Netanyahu Testimony on Gaza Flotilla: PR over Human Rights and Security

Even seasoned pundits could not help but express dismay this week at the televised testimony by senior Israeli officials, beginning with Prime Minister Benjamin Netanyahu, before the Turkel Commission charged with investigating the Israeli military’s May 31 interception of ships bound for Gaza. As the Israeli daily Haaretz pointed out in a scathing editorial, Netanyahu readily acknowledged that Israel’s decisions on what to allow or prohibit into Gaza were based not on concern for the welfare of the population in Gaza but rather about Israel’s image in the international media:

“Even though there was not a humanitarian crisis in Gaza, I decided to gradually ease the limitations and the movement of goods through the land crossings. I did so because gradually these limitations turned into a diplomatic and public relations burden”.

If the limitations really were, as Netanyahu claimed, necessary “to prevent the entry of weapons and war materiel into Gaza”, easing them just in order to improve Israel’s public relations would seem grossly irresponsible. If they weren’t necessary for security – why were they imposed in the first place?

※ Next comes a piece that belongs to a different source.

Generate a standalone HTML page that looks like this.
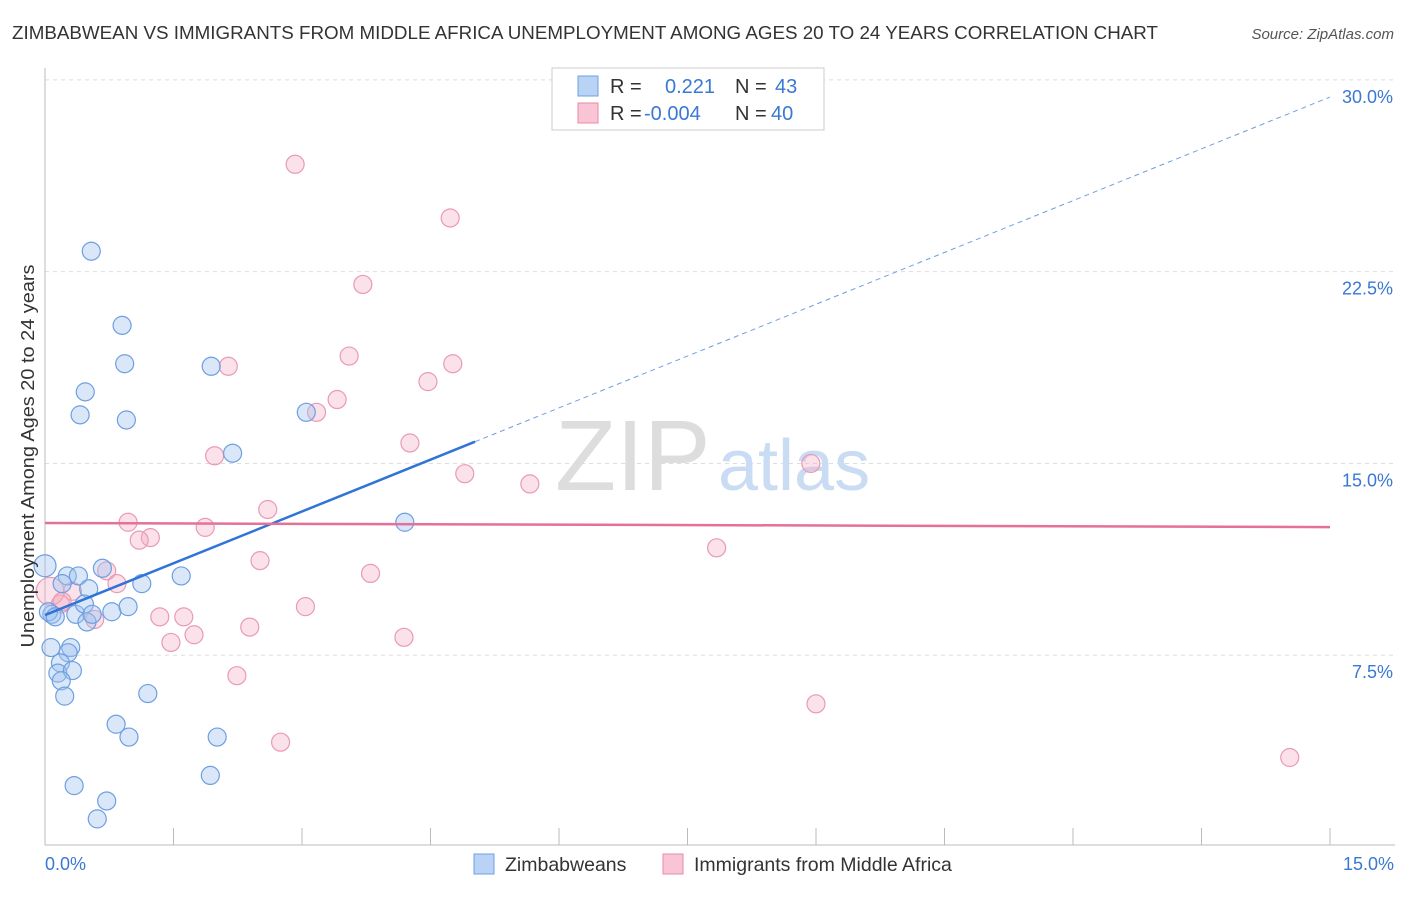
<!DOCTYPE html>
<html><head><meta charset="utf-8"><style>
body{margin:0;background:#fff;font-family:"Liberation Sans",sans-serif;}
svg text{font-family:"Liberation Sans",sans-serif;}
</style></head><body>
<svg width="1406" height="892" xmlns="http://www.w3.org/2000/svg">
<text x="12" y="39" font-size="18" fill="#333" textLength="1146" lengthAdjust="spacingAndGlyphs">ZIMBABWEAN VS IMMIGRANTS FROM MIDDLE AFRICA UNEMPLOYMENT AMONG AGES 20 TO 24 YEARS CORRELATION CHART</text>
<text x="1394" y="39" font-size="15" fill="#555" font-style="italic" text-anchor="end">Source: ZipAtlas.com</text>
<g id="grid"></g>
<text x="555" y="490" font-size="100" fill="#ddd" font-family="Liberation Serif,serif">ZIP</text>
<text x="718" y="490" font-size="72" fill="#c9dcf3">atlas</text>
<g id="axes"></g>
<g id="pts"></g>
<g id="lines"></g>
<text transform="translate(34,456) rotate(-90)" font-size="18" fill="#333" text-anchor="middle" textLength="383" lengthAdjust="spacingAndGlyphs">Unemployment Among Ages 20 to 24 years</text>
<text x="45" y="870" font-size="18" fill="#3a78d4">0.0%</text>
<text x="1394" y="870" font-size="18" fill="#3a78d4" text-anchor="end">15.0%</text>
<g>
<rect x="552" y="68" width="272" height="62" fill="#fff" stroke="#ccc"/>
<rect x="578" y="76" width="20" height="20" fill="#b9d3f5" stroke="#6f9fe0"/>
<rect x="578" y="103" width="20" height="20" fill="#f9c5d5" stroke="#e88aa8"/>
<text x="610" y="93" font-size="20" fill="#333">R = </text><text x="665" y="93" font-size="20" fill="#3a78d4">0.221</text>
<text x="735" y="93" font-size="20" fill="#333">N = </text><text x="775" y="93" font-size="20" fill="#3a78d4">43</text>
<text x="610" y="120" font-size="20" fill="#333">R = </text><text x="644" y="120" font-size="20" fill="#3a78d4">-0.004</text>
<text x="735" y="120" font-size="20" fill="#333">N = </text><text x="771" y="120" font-size="20" fill="#3a78d4">40</text>
</g>
<g>
<rect x="474" y="854" width="20" height="20" fill="#b9d3f5" stroke="#6f9fe0"/>
<text x="505" y="871" font-size="19.5" fill="#333">Zimbabweans</text>
<rect x="663" y="854" width="20" height="20" fill="#f9c5d5" stroke="#e88aa8"/>
<text x="694" y="871" font-size="19.5" fill="#333">Immigrants from Middle Africa</text>
</g>
</svg>
<script>
const yTicks=[7.5,15,22.5,30];
const yTickLabels=["7.5%","15.0%","22.5%","30.0%"];
const xTicks=[0,1.5,3,4.5,6,7.5,9,10.5,12,13.5,15];
const blueX=[0.54,0.90,0.93,0.47,0.41,0.95,1.94,2.19,3.05,4.20,0.0,0.26,0.39,0.20,0.51,0.67,1.13,1.59,0.08,0.04,0.36,0.46,0.49,0.55,0.78,0.97,0.07,0.30,0.27,0.18,0.15,0.32,0.19,0.23,1.20,0.83,0.98,2.01,1.93,0.34,0.72,0.61,0.12];
const blueY=[23.3,20.4,18.9,17.8,16.9,16.7,18.8,15.4,17.0,12.7,11.0,10.6,10.6,10.3,10.1,10.9,10.3,10.6,9.1,9.2,9.1,9.5,8.8,9.1,9.2,9.4,7.8,7.8,7.6,7.2,6.8,6.9,6.5,5.9,6.0,4.8,4.3,4.3,2.8,2.4,1.8,1.1,9.0];
const pinkX=[2.92,4.73,3.71,3.55,4.76,2.14,4.47,3.41,3.17,4.26,1.98,4.90,5.66,8.94,2.60,0.97,1.87,1.23,1.10,0.72,0.84,0.32,0.18,0.58,1.34,1.62,1.47,1.74,2.39,3.04,4.19,7.84,2.51,3.80,2.24,2.75,9.00,14.53,0.06,0.20];
const pinkY=[26.7,24.6,22.0,19.2,18.9,18.8,18.2,17.5,17.0,15.8,15.3,14.6,14.2,15.0,13.2,12.7,12.5,12.1,12.0,10.8,10.3,10.0,9.5,8.9,9.0,9.0,8.0,8.3,8.6,9.4,8.2,11.7,11.2,10.7,6.7,4.1,5.6,3.5,10.0,9.6];
const blueFit=[9.07,29.33];
const pinkFit=[12.67,12.51];
const NS="http://www.w3.org/2000/svg";
const X=v=>45+v/15*1285, Y=v=>847-v*25.57;
function mk(t,a,p){const e=document.createElementNS(NS,t);for(const k in a)e.setAttribute(k,a[k]);p.appendChild(e);return e;}
const grid=document.getElementById('grid'),axes=document.getElementById('axes'),pts=document.getElementById('pts'),lines=document.getElementById('lines');
yTicks.forEach((t,i)=>{
 const l=mk('line',{x1:45,x2:1395,y1:Y(t),y2:Y(t),stroke:'#ddd','stroke-dasharray':'4,4'},grid);
 
 
 const tx=mk('text',{x:1393,y:Y(t)+23,'font-size':18,fill:'#3a78d4','text-anchor':'end'},grid);
 tx.textContent=yTickLabels[i];
 
 
});
mk('line',{x1:45,x2:45,y1:68,y2:845,stroke:'#bbb'},axes);
mk('line',{x1:45,x2:1395,y1:845,y2:845,stroke:'#bbb'},axes);
xTicks.forEach(t=>{
 const l=mk('line',{x1:X(t),x2:X(t),y1:828,y2:845,stroke:'#bbb'},axes);
 
 
});
pinkX.forEach((x,i)=>{
 const c=mk('circle',{cx:X(x),cy:Y(pinkY[i]),r:i==38?14:9,fill:'rgba(244,168,192,0.35)',stroke:'#e99ab4','stroke-width':1.2},pts);
 
 
});
blueX.forEach((x,i)=>{
 const c=mk('circle',{cx:X(x),cy:Y(blueY[i]),r:i==10?11:9,fill:'rgba(160,196,240,0.4)',stroke:'#6e9fe0','stroke-width':1.2},pts);
 
 
});
const by=x=>blueFit[0]+(blueFit[1]-blueFit[0])*x/15;
const b1=mk('line',{x1:X(0),y1:Y(by(0)),x2:X(5.02),y2:Y(by(5.02)),stroke:'#2f74d6','stroke-width':2.5},lines);


const b2=mk('line',{x1:X(5.02),y1:Y(by(5.02)),x2:X(15),y2:Y(by(15)),stroke:'#6e9fe0','stroke-width':1,'stroke-dasharray':'5,4'},lines);


const p1=mk('line',{x1:X(0),y1:Y(pinkFit[0]),x2:X(15),y2:Y(pinkFit[1]),stroke:'#e5709a','stroke-width':2.5},lines);


</script>
</body></html>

We also found puzzling Netanyahu’s claim that “Israel increased the number of trucks entering Gaza by approximately 30% over the five months preceding the flotilla incident”.  According to the Israeli Ministry of Foreign Affairs, in the first five months of 2010, Israel actually decreased the volume of trucks permitted into Gaza by 9%, relative to 2009 (see the first and last pages of the MFA report, which show that the monthly average of trucks allowed into Gaza in 2009 was 2,576, compared with just 2,329 in the first five months of 2010).

The real change in the volume of trucks permitted into Gaza came only after the flotilla incident, when Israel was pressed to justify its policy blocking the movement of people and goods into and out of Gaza: Last week, Israel allowed Gaza residents to receive 1,126 truckloads of goods, approximately 45% of need, as compared to about 25% of need prior to the flotilla incident.

Export and the movement of people, critical for economic recovery and normal life in Gaza, are still blocked. Perhaps these restrictions do not constitute a sufficiently heavy “diplomatic and public relations burden”?